§ Task brief
Pictures stay out. Extract the lines below from the first one through the line with "703, 712, 704];", both included.
■ ■ ■ ■ ■ ■ ■
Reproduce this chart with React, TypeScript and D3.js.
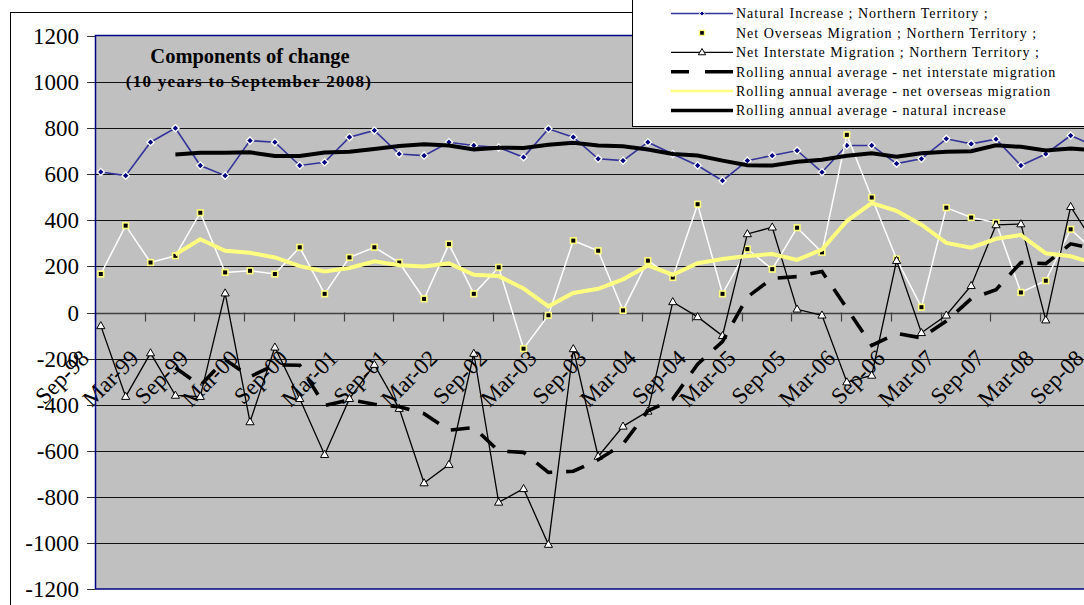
import React from "react";
import * as d3 from "d3";

const quarters = ["Sep-98","Dec-98","Mar-99","Jun-99","Sep-99","Dec-99","Mar-00","Jun-00","Sep-00","Dec-00","Mar-01","Jun-01","Sep-01","Dec-01","Mar-02","Jun-02","Sep-02","Dec-02","Mar-03","Jun-03","Sep-03","Dec-03","Mar-04","Jun-04","Sep-04","Dec-04","Mar-05","Jun-05","Sep-05","Dec-05","Mar-06","Jun-06","Sep-06","Dec-06","Mar-07","Jun-07","Sep-07","Dec-07","Mar-08","Jun-08","Sep-08"];

const tickLabels = ["Sep-98","Mar-99","Sep-99","Mar-00","Sep-00","Mar-01","Sep-01","Mar-02","Sep-02","Mar-03","Sep-03","Mar-04","Sep-04","Mar-05","Sep-05","Mar-06","Sep-06","Mar-07","Sep-07","Mar-08","Sep-08"];

const yTicks = [-1200, -1000, -800, -600, -400, -200, 0, 200, 400, 600, 800, 1000, 1200];

const naturalIncrease = [610, 594, 739, 800, 638, 594, 746, 739, 638, 652, 761, 790, 688, 681, 739, 725, 716, 674, 797, 761, 667, 659, 739, 688, 638, 572, 659, 681, 703, 609, 725, 725, 646, 667, 754, 732, 752, 638, 688, 768, 720];
const netOverseas = [167, 377, 217, 246, 433, 174, 181, 167, 283, 81, 239, 283, 217, 59, 297, 81, 196, -157, -12, 312, 268, 9, 225, 152, 470, 81, 275, 188, 368, 261, 771, 499, 232, 23, 455, 412, 390, 87, 138, 361, 260];
const netInterstate = [-58, -365, -176, -360, -365, 84, -475, -151, -374, -617, -374, -226, -417, -740, -660, -178, -824, -765, -1007, -158, -625, -494, -429, 46, -19, -101, 341, 370, 14, -12, -302, -273, 225, -88, -12, 116, 380, 384, -33, 459, 290];
const rollingInterstate = [null, null, null, -240, -317, -204, -279, -227, -229, -404, -379, -398, -409, -439, -511, -499, -601, -607, -694, -689, -639, -571, -427, -376, -224, -126, 67, 148, 156, 178, 18, -143, -91, -110, -37, 60, 99, 217, 212, 298, 275];
const rollingOverseas = [null, null, null, 252, 318, 268, 259, 239, 201, 178, 193, 222, 205, 200, 214, 164, 158, 104, 27, 85, 103, 144, 204, 164, 214, 232, 245, 254, 228, 273, 397, 475, 441, 381, 302, 281, 320, 336, 257, 244, 212];
const rollingNatural = [null, null, null, 686, 693, 693, 695, 679, 679, 694, 698, 710, 723, 730, 725, 708, 715, 714, 728, 737, 725, 721, 707, 688, 681, 659, 639, 638, 654, 663, 680, 691, 676, 691, 698, 700, 726, 719, 703, 712, 704];

const legendLabels = [
  "Natural Increase ; Northern Territory ;",
  "Net Overseas Migration ; Northern Territory ;",
  "Net Interstate Migration ; Northern Territory ;",
  "Rolling annual average - net interstate migration",
  "Rolling annual average - net overseas migration",
  "Rolling annual average - natural increase",
];

const W = 1084;
const H = 605;
const PL = 95, PT = 36, PB = 589, PR = 1098;
const SERIF = "'Liberation Serif', 'Times New Roman', Times, serif";
const BLUE = "#333399";
const NAVY = "#000080";
const YELLOW = "#FFFF80";

const monthsSpan = 121;
const x = d3.scaleLinear().domain([0, monthsSpan]).range([PL, PR]);
const y = d3.scaleLinear().domain([-1200, 1200]).range([PB, PT]);
const px = (i: number) => x(i * 3 + 0.7);

function linePath(vals: (number | null)[]) {
  return d3
    .line<number | null>()
    .defined((d) => d != null)
    .x((_, i) => px(i))
    .y((d) => y(d as number))(vals) || "";
}

const diamond = (cx: number, cy: number, r: number) =>
  `M${cx},${cy - r}L${cx + r},${cy}L${cx},${cy + r}L${cx - r},${cy}Z`;
const triangle = (cx: number, cy: number, r: number) =>
  `M${cx},${cy - r}L${cx + r * 0.95},${cy + r * 0.65}L${cx - r * 0.95},${cy + r * 0.65}Z`;

export default function App() {
  const legendRowY = (r: number) => 13.5 + r * 19.4;
  const lx0 = 671, lx1 = 733, ltx = 736;
  return (
    <div style={{ position: "fixed", left: 0, top: 0, width: W, height: H, background: "#fff" }}>
      <svg width={W} height={H} style={{ display: "block" }} fontFamily={SERIF}>
        <defs>
          <clipPath id="plotClip">
            <rect x={PL} y={PT - 6} width={PR - PL + 6} height={PB - PT + 12} />
          </clipPath>
        </defs>
        {/* chart border */}
        <rect x={10.5} y={12.5} width={W + 20} height={H + 20} fill="#fff" stroke="#000" strokeWidth={1} />
        {/* plot area */}
        <rect x={PL} y={PT} width={PR - PL} height={PB - PT} fill="#C0C0C0" />
        {/* gridlines */}
        {yTicks.filter((t) => t !== -1200 && t !== 1200 && t !== 0).map((t) => (
          <line key={"g" + t} x1={PL} x2={PR} y1={Math.round(y(t)) + 0.5} y2={Math.round(y(t)) + 0.5} stroke="#111" strokeWidth={1} />
        ))}
        {/* y ticks & labels */}
        {yTicks.map((t) => (
          <g key={"y" + t}>
            <line x1={87} x2={PL} y1={Math.round(y(t)) + 0.5} y2={Math.round(y(t)) + 0.5} stroke="#333" />
            <text x={79} y={y(t)} dy="0.35em" textAnchor="end" fontSize={23} fill="#000">
              {t}
            </text>
          </g>
        ))}
        {/* x axis at zero */}
        <line x1={PL} x2={PR} y1={Math.round(y(0)) + 0.5} y2={Math.round(y(0)) + 0.5} stroke="#404040" strokeWidth={1.5} />
        {tickLabels.map((lab, k) => (
          <g key={"x" + k}>
            <line x1={Math.round(x(k * 6)) + 0.5} x2={Math.round(x(k * 6)) + 0.5} y1={y(0)} y2={y(0) + 9} stroke="#404040" strokeWidth={1.2} />
            <text
              transform={`translate(${x(k * 6) - 4.5},${y(0) + 47}) rotate(-45)`}
              textAnchor="end"
              fontSize={23}
              fill="#000"
            >
              {lab}
            </text>
          </g>
        ))}
        {/* title */}
        <text x={250} y={63} textAnchor="middle" fontSize={20.5} fontWeight="bold" fill="#000">
          Components of change
        </text>
        <text x={249} y={87} textAnchor="middle" fontSize={17} fontWeight="bold" letterSpacing={1.3} fill="#000">
          (10 years to September 2008)
        </text>
        {/* series */}
        <g clipPath="url(#plotClip)">
          <path d={linePath(naturalIncrease)} fill="none" stroke={BLUE} strokeWidth={1.6} />
          {naturalIncrease.map((v, i) => (
            <path key={"n" + i} d={diamond(px(i), y(v), 3.6)} fill={NAVY} stroke="#fff" strokeWidth={1.3} />
          ))}
          <path d={linePath(netOverseas)} fill="none" stroke="#fff" strokeWidth={1.5} />
          {netOverseas.map((v, i) => (
            <rect key={"o" + i} x={px(i) - 2.8} y={y(v) - 2.8} width={5.6} height={5.6} fill="#000" stroke={YELLOW} strokeWidth={1.6} />
          ))}
          <path d={linePath(netInterstate)} fill="none" stroke="#000" strokeWidth={1.3} />
          {netInterstate.map((v, i) => (
            <path key={"m" + i} d={triangle(px(i), y(v), 4.3)} fill="#fff" stroke="#000" strokeWidth={1} />
          ))}
          <path d={linePath(rollingInterstate)} fill="none" stroke="#000" strokeWidth={3.6} strokeDasharray="19,14" />
          <path d={linePath(rollingOverseas)} fill="none" stroke={YELLOW} strokeWidth={4} />
          <path d={linePath(rollingNatural)} fill="none" stroke="#000" strokeWidth={4} />
        </g>
        {/* plot border */}
        <rect x={PL + 0.5} y={PT - 0.5} width={PR - PL} height={PB - PT + 0.5} fill="none" stroke={NAVY} strokeWidth={1.5} />
        {/* legend */}
        <rect x={632.5} y={-1} width={470} height={127.5} fill="#fff" stroke="#000" strokeWidth={1} />
        {legendLabels.map((lab, r) => {
          const ly = legendRowY(r);
          const cx = (lx0 + lx1) / 2;
          let sample: React.ReactNode = null;
          if (r === 0)
            sample = (
              <g>
                <line x1={lx0} x2={lx1} y1={ly} y2={ly} stroke={BLUE} strokeWidth={1.4} />
                <path d={diamond(cx, ly, 2.6)} fill={NAVY} stroke="#fff" strokeWidth={1} />
              </g>
            );
          else if (r === 1)
            sample = <rect x={cx - 2.5} y={ly - 2.5} width={5} height={5} fill="#000" stroke={YELLOW} strokeWidth={1.4} />;
          else if (r === 2)
            sample = (
              <g>
                <line x1={lx0} x2={lx1} y1={ly} y2={ly} stroke="#000" strokeWidth={1.3} />
                <path d={triangle(cx, ly, 3.8)} fill="#fff" stroke="#000" strokeWidth={1} />
              </g>
            );
          else if (r === 3)
            sample = <line x1={lx0} x2={lx1} y1={ly} y2={ly} stroke="#000" strokeWidth={3.4} strokeDasharray="18,16,40" />;
          else if (r === 4)
            sample = <line x1={lx0} x2={lx1} y1={ly} y2={ly} stroke={YELLOW} strokeWidth={2.5} />;
          else sample = <line x1={lx0} x2={lx1} y1={ly} y2={ly} stroke="#000" strokeWidth={3.4} />;
          return (
            <g key={"l" + r}>
              {sample}
              <text x={ltx} y={ly} dy="0.35em" fontSize={14} letterSpacing={1} fill="#000">
                {lab}
              </text>
            </g>
          );
        })}
      </svg>
    </div>
  );
}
■ ■ ■ ■ ■ ■ ■
§ Solution to this task
Reproduce this chart with React, TypeScript and D3.js.
import React from "react";
import * as d3 from "d3";

const quarters = ["Sep-98","Dec-98","Mar-99","Jun-99","Sep-99","Dec-99","Mar-00","Jun-00","Sep-00","Dec-00","Mar-01","Jun-01","Sep-01","Dec-01","Mar-02","Jun-02","Sep-02","Dec-02","Mar-03","Jun-03","Sep-03","Dec-03","Mar-04","Jun-04","Sep-04","Dec-04","Mar-05","Jun-05","Sep-05","Dec-05","Mar-06","Jun-06","Sep-06","Dec-06","Mar-07","Jun-07","Sep-07","Dec-07","Mar-08","Jun-08","Sep-08"];

const tickLabels = ["Sep-98","Mar-99","Sep-99","Mar-00","Sep-00","Mar-01","Sep-01","Mar-02","Sep-02","Mar-03","Sep-03","Mar-04","Sep-04","Mar-05","Sep-05","Mar-06","Sep-06","Mar-07","Sep-07","Mar-08","Sep-08"];

const yTicks = [-1200, -1000, -800, -600, -400, -200, 0, 200, 400, 600, 800, 1000, 1200];

const naturalIncrease = [610, 594, 739, 800, 638, 594, 746, 739, 638, 652, 761, 790, 688, 681, 739, 725, 716, 674, 797, 761, 667, 659, 739, 688, 638, 572, 659, 681, 703, 609, 725, 725, 646, 667, 754, 732, 752, 638, 688, 768, 720];
const netOverseas = [167, 377, 217, 246, 433, 174, 181, 167, 283, 81, 239, 283, 217, 59, 297, 81, 196, -157, -12, 312, 268, 9, 225, 152, 470, 81, 275, 188, 368, 261, 771, 499, 232, 23, 455, 412, 390, 87, 138, 361, 260];
const netInterstate = [-58, -365, -176, -360, -365, 84, -475, -151, -374, -617, -374, -226, -417, -740, -660, -178, -824, -765, -1007, -158, -625, -494, -429, 46, -19, -101, 341, 370, 14, -12, -302, -273, 225, -88, -12, 116, 380, 384, -33, 459, 290];
const rollingInterstate = [null, null, null, -240, -317, -204, -279, -227, -229, -404, -379, -398, -409, -439, -511, -499, -601, -607, -694, -689, -639, -571, -427, -376, -224, -126, 67, 148, 156, 178, 18, -143, -91, -110, -37, 60, 99, 217, 212, 298, 275];
const rollingOverseas = [null, null, null, 252, 318, 268, 259, 239, 201, 178, 193, 222, 205, 200, 214, 164, 158, 104, 27, 85, 103, 144, 204, 164, 214, 232, 245, 254, 228, 273, 397, 475, 441, 381, 302, 281, 320, 336, 257, 244, 212];
const rollingNatural = [null, null, null, 686, 693, 693, 695, 679, 679, 694, 698, 710, 723, 730, 725, 708, 715, 714, 728, 737, 725, 721, 707, 688, 681, 659, 639, 638, 654, 663, 680, 691, 676, 691, 698, 700, 726, 719, 703, 712, 704];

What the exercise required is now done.